DATA TO PROCESS:
────────────────
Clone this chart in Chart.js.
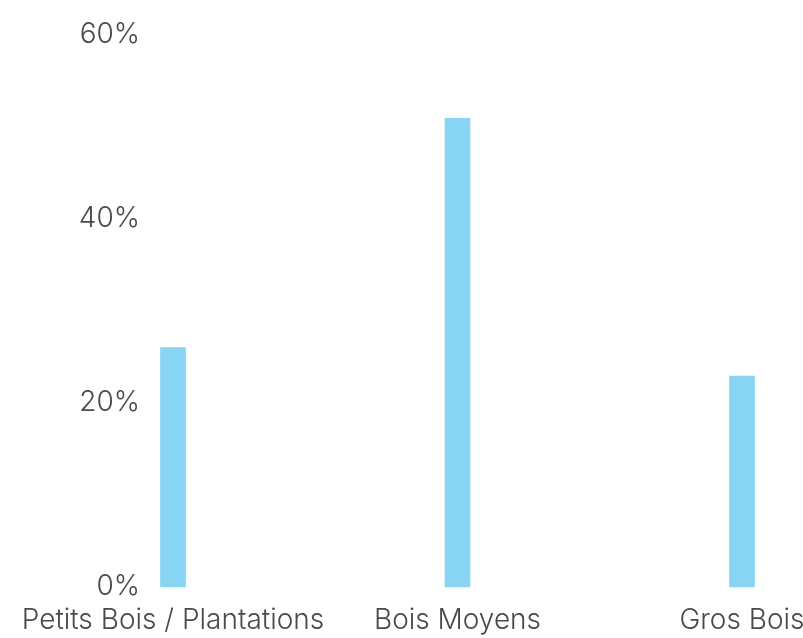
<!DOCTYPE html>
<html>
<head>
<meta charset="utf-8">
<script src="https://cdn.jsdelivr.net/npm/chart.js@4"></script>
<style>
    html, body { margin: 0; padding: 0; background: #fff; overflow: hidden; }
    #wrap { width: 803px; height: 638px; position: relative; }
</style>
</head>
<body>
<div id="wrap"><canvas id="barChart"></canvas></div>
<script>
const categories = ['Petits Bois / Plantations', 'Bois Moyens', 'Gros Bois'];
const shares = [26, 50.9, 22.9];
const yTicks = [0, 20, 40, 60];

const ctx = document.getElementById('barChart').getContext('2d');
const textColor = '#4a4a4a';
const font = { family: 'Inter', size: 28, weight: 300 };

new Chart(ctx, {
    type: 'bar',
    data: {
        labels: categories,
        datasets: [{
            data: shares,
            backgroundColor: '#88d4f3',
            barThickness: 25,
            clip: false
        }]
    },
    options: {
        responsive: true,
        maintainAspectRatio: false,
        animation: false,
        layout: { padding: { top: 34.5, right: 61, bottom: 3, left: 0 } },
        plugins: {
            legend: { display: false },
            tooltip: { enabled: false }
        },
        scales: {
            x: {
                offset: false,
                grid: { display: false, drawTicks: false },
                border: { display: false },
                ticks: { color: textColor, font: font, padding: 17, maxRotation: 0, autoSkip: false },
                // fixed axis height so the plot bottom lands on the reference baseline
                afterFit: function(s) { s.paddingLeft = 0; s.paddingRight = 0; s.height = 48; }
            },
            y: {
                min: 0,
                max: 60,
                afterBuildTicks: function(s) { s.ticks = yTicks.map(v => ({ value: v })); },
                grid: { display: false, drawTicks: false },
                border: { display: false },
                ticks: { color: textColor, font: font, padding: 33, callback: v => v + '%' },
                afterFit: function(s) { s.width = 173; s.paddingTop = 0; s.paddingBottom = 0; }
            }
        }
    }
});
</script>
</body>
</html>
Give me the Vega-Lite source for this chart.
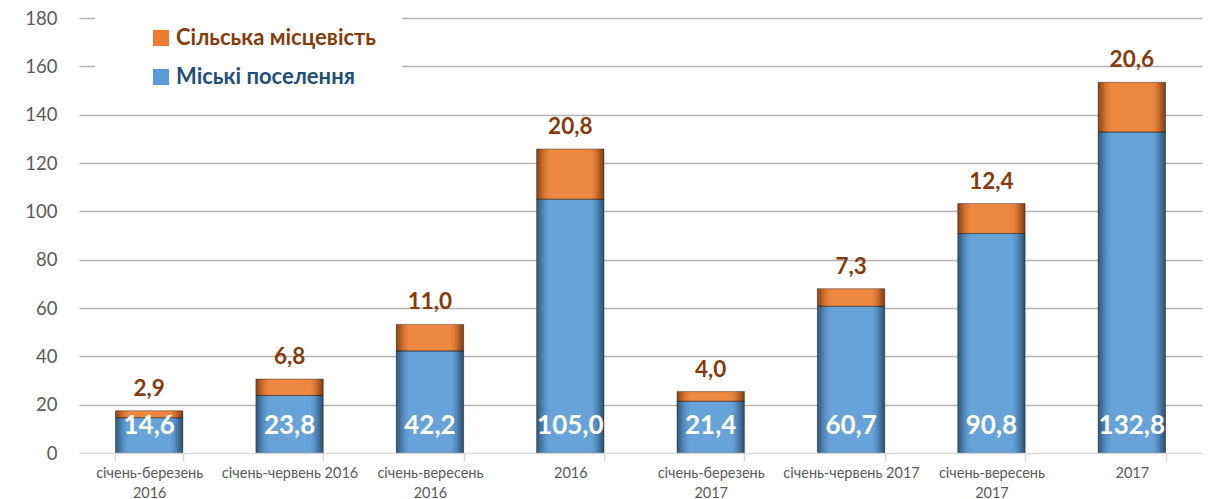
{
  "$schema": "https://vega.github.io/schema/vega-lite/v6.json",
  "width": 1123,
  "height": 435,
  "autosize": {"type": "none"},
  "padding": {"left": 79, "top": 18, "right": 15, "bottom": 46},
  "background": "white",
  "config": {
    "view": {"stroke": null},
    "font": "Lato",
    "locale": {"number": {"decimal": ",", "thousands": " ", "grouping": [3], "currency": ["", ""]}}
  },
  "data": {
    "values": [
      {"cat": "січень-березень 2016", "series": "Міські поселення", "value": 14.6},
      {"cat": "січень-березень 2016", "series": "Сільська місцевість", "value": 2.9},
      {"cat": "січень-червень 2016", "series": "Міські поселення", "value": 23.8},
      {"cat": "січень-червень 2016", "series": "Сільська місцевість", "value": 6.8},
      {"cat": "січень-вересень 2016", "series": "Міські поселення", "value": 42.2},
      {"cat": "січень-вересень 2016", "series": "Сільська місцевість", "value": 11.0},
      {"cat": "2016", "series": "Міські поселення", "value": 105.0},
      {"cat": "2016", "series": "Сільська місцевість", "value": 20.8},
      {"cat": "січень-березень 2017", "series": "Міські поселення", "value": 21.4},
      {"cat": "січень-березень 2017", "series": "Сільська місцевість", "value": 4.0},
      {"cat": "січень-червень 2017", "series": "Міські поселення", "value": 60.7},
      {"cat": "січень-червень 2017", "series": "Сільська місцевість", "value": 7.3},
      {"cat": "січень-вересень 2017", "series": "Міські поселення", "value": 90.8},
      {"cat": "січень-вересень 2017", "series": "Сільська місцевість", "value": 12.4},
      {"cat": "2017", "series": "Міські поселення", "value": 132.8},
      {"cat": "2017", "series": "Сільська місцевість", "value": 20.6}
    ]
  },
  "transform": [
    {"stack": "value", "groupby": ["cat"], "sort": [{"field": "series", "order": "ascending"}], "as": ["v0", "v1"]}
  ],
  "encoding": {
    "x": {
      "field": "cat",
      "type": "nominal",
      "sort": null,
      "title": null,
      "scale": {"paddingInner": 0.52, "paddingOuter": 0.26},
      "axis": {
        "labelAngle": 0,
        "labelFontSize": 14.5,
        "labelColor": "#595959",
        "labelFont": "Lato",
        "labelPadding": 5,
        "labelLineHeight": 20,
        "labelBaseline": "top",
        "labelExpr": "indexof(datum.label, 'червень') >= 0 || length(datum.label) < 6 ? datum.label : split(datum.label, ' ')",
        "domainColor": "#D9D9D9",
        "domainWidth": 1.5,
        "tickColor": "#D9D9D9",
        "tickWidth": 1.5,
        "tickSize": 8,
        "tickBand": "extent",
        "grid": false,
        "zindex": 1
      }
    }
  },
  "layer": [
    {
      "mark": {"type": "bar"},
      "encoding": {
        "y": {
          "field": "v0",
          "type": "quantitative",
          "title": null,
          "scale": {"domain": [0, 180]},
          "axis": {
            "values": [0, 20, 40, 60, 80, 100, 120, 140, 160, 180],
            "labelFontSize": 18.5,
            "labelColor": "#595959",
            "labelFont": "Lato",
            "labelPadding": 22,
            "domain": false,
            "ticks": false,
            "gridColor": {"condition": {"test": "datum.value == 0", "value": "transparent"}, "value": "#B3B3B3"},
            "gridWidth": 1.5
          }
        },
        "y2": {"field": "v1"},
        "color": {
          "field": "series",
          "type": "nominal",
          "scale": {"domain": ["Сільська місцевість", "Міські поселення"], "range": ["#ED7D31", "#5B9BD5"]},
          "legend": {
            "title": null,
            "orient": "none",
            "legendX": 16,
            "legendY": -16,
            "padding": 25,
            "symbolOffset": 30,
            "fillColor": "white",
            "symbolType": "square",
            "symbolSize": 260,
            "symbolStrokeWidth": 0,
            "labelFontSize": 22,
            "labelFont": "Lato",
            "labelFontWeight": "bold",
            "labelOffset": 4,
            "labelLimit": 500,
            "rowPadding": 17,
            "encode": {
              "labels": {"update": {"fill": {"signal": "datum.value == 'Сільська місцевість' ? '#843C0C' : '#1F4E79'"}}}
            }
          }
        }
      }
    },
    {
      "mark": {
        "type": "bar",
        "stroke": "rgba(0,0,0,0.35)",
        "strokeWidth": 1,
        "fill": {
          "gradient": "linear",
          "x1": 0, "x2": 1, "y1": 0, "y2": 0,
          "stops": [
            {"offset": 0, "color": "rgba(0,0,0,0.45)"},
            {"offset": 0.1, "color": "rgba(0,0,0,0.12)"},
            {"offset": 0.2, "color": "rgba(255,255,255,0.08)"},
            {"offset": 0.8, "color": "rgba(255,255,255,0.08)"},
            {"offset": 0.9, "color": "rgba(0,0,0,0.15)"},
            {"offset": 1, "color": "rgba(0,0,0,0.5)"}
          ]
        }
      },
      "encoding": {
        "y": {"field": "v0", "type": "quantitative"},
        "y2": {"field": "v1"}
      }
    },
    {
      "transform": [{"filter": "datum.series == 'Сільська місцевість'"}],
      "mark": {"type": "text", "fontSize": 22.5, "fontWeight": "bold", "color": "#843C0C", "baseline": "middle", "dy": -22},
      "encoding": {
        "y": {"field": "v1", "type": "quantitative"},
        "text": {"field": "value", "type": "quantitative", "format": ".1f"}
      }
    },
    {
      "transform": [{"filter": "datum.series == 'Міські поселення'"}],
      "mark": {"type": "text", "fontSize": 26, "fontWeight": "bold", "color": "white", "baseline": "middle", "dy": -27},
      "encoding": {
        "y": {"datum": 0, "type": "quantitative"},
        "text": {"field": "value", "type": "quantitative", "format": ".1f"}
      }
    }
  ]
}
────────────────
DIRECTIONS FOR THIS TASK: Reproduce the material above verbatim; omit every picture.

COMPLETED TASK:
Clone this chart in Chart.js.
<!DOCTYPE html>
<html>
<head>
<meta charset="utf-8">
<script src="https://cdn.jsdelivr.net/npm/chart.js@4"></script>
<style>
    html, body { margin: 0; padding: 0; background: #fff; overflow: hidden; }
    #wrap { width: 803px; height: 638px; position: relative; }
</style>
</head>
<body>
<div id="wrap"><canvas id="barChart"></canvas></div>
<script>
const categories = ['Petits Bois / Plantations', 'Bois Moyens', 'Gros Bois'];
const shares = [26, 50.9, 22.9];
const yTicks = [0, 20, 40, 60];

const ctx = document.getElementById('barChart').getContext('2d');
const textColor = '#4a4a4a';
const font = { family: 'Inter', size: 28, weight: 300 };

new Chart(ctx, {
    type: 'bar',
    data: {
        labels: categories,
        datasets: [{
            data: shares,
            backgroundColor: '#88d4f3',
            barThickness: 25,
            clip: false
        }]
    },
    options: {
        responsive: true,
        maintainAspectRatio: false,
        animation: false,
        layout: { padding: { top: 34.5, right: 61, bottom: 3, left: 0 } },
        plugins: {
            legend: { display: false },
            tooltip: { enabled: false }
        },
        scales: {
            x: {
                offset: false,
                grid: { display: false, drawTicks: false },
                border: { display: false },
                ticks: { color: textColor, font: font, padding: 17, maxRotation: 0, autoSkip: false },
                // fixed axis height so the plot bottom lands on the reference baseline
                afterFit: function(s) { s.paddingLeft = 0; s.paddingRight = 0; s.height = 48; }
            },
            y: {
                min: 0,
                max: 60,
                afterBuildTicks: function(s) { s.ticks = yTicks.map(v => ({ value: v })); },
                grid: { display: false, drawTicks: false },
                border: { display: false },
                ticks: { color: textColor, font: font, padding: 33, callback: v => v + '%' },
                afterFit: function(s) { s.width = 173; s.paddingTop = 0; s.paddingBottom = 0; }
            }
        }
    }
});
</script>
</body>
</html>
Give me the Vega-Lite source for this chart.
{
  "$schema": "https://vega.github.io/schema/vega-lite/v6.json",
  "width": 1123,
  "height": 435,
  "autosize": {"type": "none"},
  "padding": {"left": 79, "top": 18, "right": 15, "bottom": 46},
  "background": "white",
  "config": {
    "view": {"stroke": null},
    "font": "Lato",
    "locale": {"number": {"decimal": ",", "thousands": " ", "grouping": [3], "currency": ["", ""]}}
  },
  "data": {
    "values": [
      {"cat": "січень-березень 2016", "series": "Міські поселення", "value": 14.6},
      {"cat": "січень-березень 2016", "series": "Сільська місцевість", "value": 2.9},
      {"cat": "січень-червень 2016", "series": "Міські поселення", "value": 23.8},
      {"cat": "січень-червень 2016", "series": "Сільська місцевість", "value": 6.8},
      {"cat": "січень-вересень 2016", "series": "Міські поселення", "value": 42.2},
      {"cat": "січень-вересень 2016", "series": "Сільська місцевість", "value": 11.0},
      {"cat": "2016", "series": "Міські поселення", "value": 105.0},
      {"cat": "2016", "series": "Сільська місцевість", "value": 20.8},
      {"cat": "січень-березень 2017", "series": "Міські поселення", "value": 21.4},
      {"cat": "січень-березень 2017", "series": "Сільська місцевість", "value": 4.0},
      {"cat": "січень-червень 2017", "series": "Міські поселення", "value": 60.7},
      {"cat": "січень-червень 2017", "series": "Сільська місцевість", "value": 7.3},
      {"cat": "січень-вересень 2017", "series": "Міські поселення", "value": 90.8},
      {"cat": "січень-вересень 2017", "series": "Сільська місцевість", "value": 12.4},
      {"cat": "2017", "series": "Міські поселення", "value": 132.8},
      {"cat": "2017", "series": "Сільська місцевість", "value": 20.6}
    ]
  },
  "transform": [
    {"stack": "value", "groupby": ["cat"], "sort": [{"field": "series", "order": "ascending"}], "as": ["v0", "v1"]}
  ],
  "encoding": {
    "x": {
      "field": "cat",
      "type": "nominal",
      "sort": null,
      "title": null,
      "scale": {"paddingInner": 0.52, "paddingOuter": 0.26},
      "axis": {
        "labelAngle": 0,
        "labelFontSize": 14.5,
        "labelColor": "#595959",
        "labelFont": "Lato",
        "labelPadding": 5,
        "labelLineHeight": 20,
        "labelBaseline": "top",
        "labelExpr": "indexof(datum.label, 'червень') >= 0 || length(datum.label) < 6 ? datum.label : split(datum.label, ' ')",
        "domainColor": "#D9D9D9",
        "domainWidth": 1.5,
        "tickColor": "#D9D9D9",
        "tickWidth": 1.5,
        "tickSize": 8,
        "tickBand": "extent",
        "grid": false,
        "zindex": 1
      }
    }
  },
  "layer": [
    {
      "mark": {"type": "bar"},
      "encoding": {
        "y": {
          "field": "v0",
          "type": "quantitative",
          "title": null,
          "scale": {"domain": [0, 180]},
          "axis": {
            "values": [0, 20, 40, 60, 80, 100, 120, 140, 160, 180],
            "labelFontSize": 18.5,
            "labelColor": "#595959",
            "labelFont": "Lato",
            "labelPadding": 22,
            "domain": false,
            "ticks": false,
            "gridColor": {"condition": {"test": "datum.value == 0", "value": "transparent"}, "value": "#B3B3B3"},
            "gridWidth": 1.5
          }
        },
        "y2": {"field": "v1"},
        "color": {
          "field": "series",
          "type": "nominal",
          "scale": {"domain": ["Сільська місцевість", "Міські поселення"], "range": ["#ED7D31", "#5B9BD5"]},
          "legend": {
            "title": null,
            "orient": "none",
            "legendX": 16,
            "legendY": -16,
            "padding": 25,
            "symbolOffset": 30,
            "fillColor": "white",
            "symbolType": "square",
            "symbolSize": 260,
            "symbolStrokeWidth": 0,
            "labelFontSize": 22,
            "labelFont": "Lato",
            "labelFontWeight": "bold",
            "labelOffset": 4,
            "labelLimit": 500,
            "rowPadding": 17,
            "encode": {
              "labels": {"update": {"fill": {"signal": "datum.value == 'Сільська місцевість' ? '#843C0C' : '#1F4E79'"}}}
            }
          }
        }
      }
    },
    {
      "mark": {
        "type": "bar",
        "stroke": "rgba(0,0,0,0.35)",
        "strokeWidth": 1,
        "fill": {
          "gradient": "linear",
          "x1": 0, "x2": 1, "y1": 0, "y2": 0,
          "stops": [
            {"offset": 0, "color": "rgba(0,0,0,0.45)"},
            {"offset": 0.1, "color": "rgba(0,0,0,0.12)"},
            {"offset": 0.2, "color": "rgba(255,255,255,0.08)"},
            {"offset": 0.8, "color": "rgba(255,255,255,0.08)"},
            {"offset": 0.9, "color": "rgba(0,0,0,0.15)"},
            {"offset": 1, "color": "rgba(0,0,0,0.5)"}
          ]
        }
      },
      "encoding": {
        "y": {"field": "v0", "type": "quantitative"},
        "y2": {"field": "v1"}
      }
    },
    {
      "transform": [{"filter": "datum.series == 'Сільська місцевість'"}],
      "mark": {"type": "text", "fontSize": 22.5, "fontWeight": "bold", "color": "#843C0C", "baseline": "middle", "dy": -22},
      "encoding": {
        "y": {"field": "v1", "type": "quantitative"},
        "text": {"field": "value", "type": "quantitative", "format": ".1f"}
      }
    },
    {
      "transform": [{"filter": "datum.series == 'Міські поселення'"}],
      "mark": {"type": "text", "fontSize": 26, "fontWeight": "bold", "color": "white", "baseline": "middle", "dy": -27},
      "encoding": {
        "y": {"datum": 0, "type": "quantitative"},
        "text": {"field": "value", "type": "quantitative", "format": ".1f"}
      }
    }
  ]
}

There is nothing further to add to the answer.